Additionally, a significant correlation between SOD activity and Zn concentration (this paper) was also stated, and this finding confirms the report of Yeung et al. [43]. This correlation might be explained by the prostatic origin of SOD, especially of tissue-specific Cu–Zn from SOD [44]. Moreover, we observed a significant correlation between SOD activity and Fe, but we could not find any literature data for comparison with this result. However, the possible oxidative stress-induced effect of Fe might be connected with its negative effect on spermatozoa morphology and explains positive correlation between Fe concentration and SOD activity—defensive agent of cells against toxic effects of oxygen radicals.

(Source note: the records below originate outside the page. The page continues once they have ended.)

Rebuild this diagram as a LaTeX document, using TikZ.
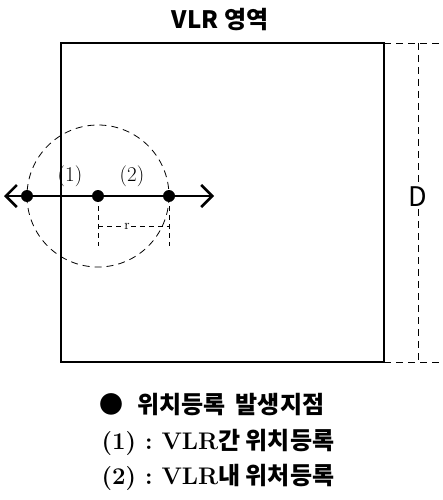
\documentclass[tikz,border=0pt]{standalone}
\usepackage{fontspec}
\newfontfamily\kr{Noto Sans CJK KR}
\usetikzlibrary{arrows.meta, positioning, calc}

\begin{document}
\begin{tikzpicture}[
    x=1pt, y=-1pt,
    region/.style={line width=2.5pt},
    dim/.style={dash pattern=on 7pt off 5pt, line width=0.8pt},
    spot/.style={circle, fill, inner sep=0pt, minimum size=12pt},
    arrow/.style={{Straight Barb[length=11pt,width=22pt]}-{Straight Barb[length=11pt,width=22pt]}, line width=2.5pt},
    lbl/.style={font=\fontsize{21}{24}\selectfont},
    legend/.style={anchor=west, font=\bfseries\fontsize{24}{28}\selectfont}
]
    \useasboundingbox (0,0) rectangle (443,500);
    % area and title
    \coordinate (tl) at (61,43);
    \coordinate (br) at (384,362);
    \draw[region] (tl) rectangle (br);
    \node[font=\kr\bfseries\fontsize{24}{28}\selectfont] (title) at (220,20) {VLR 영역};
    % dimension D
    \coordinate (dtop) at (443,43);
    \coordinate (dbot) at (443,362);
    \coordinate (tr) at (384,43);
    \coordinate (bl) at (384,362);
    \node[font=\kr\fontsize{27}{30}\selectfont, fill=white, inner sep=2pt] (dlab) at (418,197) {D};
    \draw[dim] (tr) -- (dtop);
    \draw[dim] (bl) -- (dbot);
    \draw[dim] (418,43) -- (dlab.north);
    \draw[dim] (dlab.south) -- (418,362);
    % registration spots
    \node[spot] (p1) at (27,196) {};
    \node[spot] (p2) at (98,196) {};
    \node[spot] (p3) at (169,196) {};
    \draw[dim] (p2) circle[radius=71];
    \coordinate (aL) at (4,196);
    \coordinate (aR) at (214,196);
    \draw[arrow] (aL) -- (aR);
    \node[lbl] (l1) at (70,176) {(1)};
    \node[lbl] (l2) at (132,176) {(2)};
    % radius r
    \node[font=\fontsize{14}{16}\selectfont, inner sep=1pt] (rlab) at (127,226) {r};
    \draw[dim, dash pattern=on 5pt off 4pt] (p2.south) ++(0,4) -- (98,246);
    \draw[dim, dash pattern=on 5pt off 4pt] (p3.south) ++(0,4) -- (169,246);
    \draw[dim, dash pattern=on 5pt off 4pt] (98,226) -- (rlab.west);
    \draw[dim, dash pattern=on 5pt off 4pt] (rlab.east) -- (169,226);
    % legend
    \node[legend] (k1) at (96,405) {{\kr ●\hspace{14pt}위치등록\hspace{10pt}발생지점}};
    \node[legend] (k2) at (98,442) {(1)\ :\ VLR{\kr 간 위치등록}};
    \node[legend] (k3) at (98,477) {(2)\ :\ VLR{\kr 내 위처등록}};
\end{tikzpicture}
\end{document}
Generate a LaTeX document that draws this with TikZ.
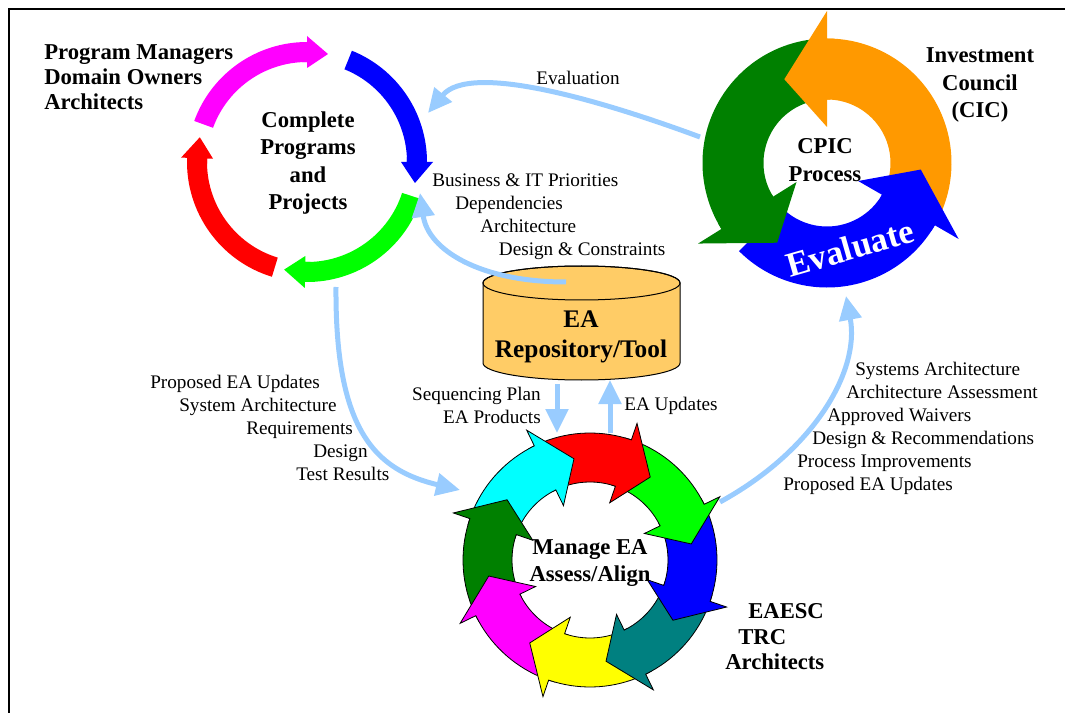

Solely, in the case of Fe concentration in the group of males with pathological spermiogram, we observed a significantly higher concentration in smokers than in nonsmokers and in drinkers than in nondrinkers; however, we did not find any information concerning human semen and spermatozoa for and against these findings. On the other hand, the investigations by Zhang et al. [45] confirm that medium, heavy, and long-term smoking adversely affected the semen quality in a population of men.

Summarizing our results, we could not unequivocally talk about Fe concentration and SOD activity influence and relationships with sperm quality as a whole. We suggest that Fe might bear negatively on morphology of spermatozoa, and SOD activity is positively related to motility and concentration of spermatozoa and negatively related to volume of human semen. SOD activity survey could thus improve the diagnosis of male infertility. Simultaneously, the relationships between spermatozoa Zn content and the function of sperm production and sperm motility are still not clear. Therefore, further investigations in this field, particularly concerning also other elements and enzymes, are recommended.

Conclusions

  1. 1.

    Fe might influence negatively on the morphology of spermatozoa, and determinations of Fe levels in semen during infertility are recommended.

  2. 2.

    SOD activity is related to motility, and concentration of spermatozoa and volume of human semen and SOD activity survey could improve the diagnosis of male infertility.

  3. 3.

    Further investigations of Zn and Fe impact on spermatozoa, and relationships with SOD activity and the parameters of human semen are needed.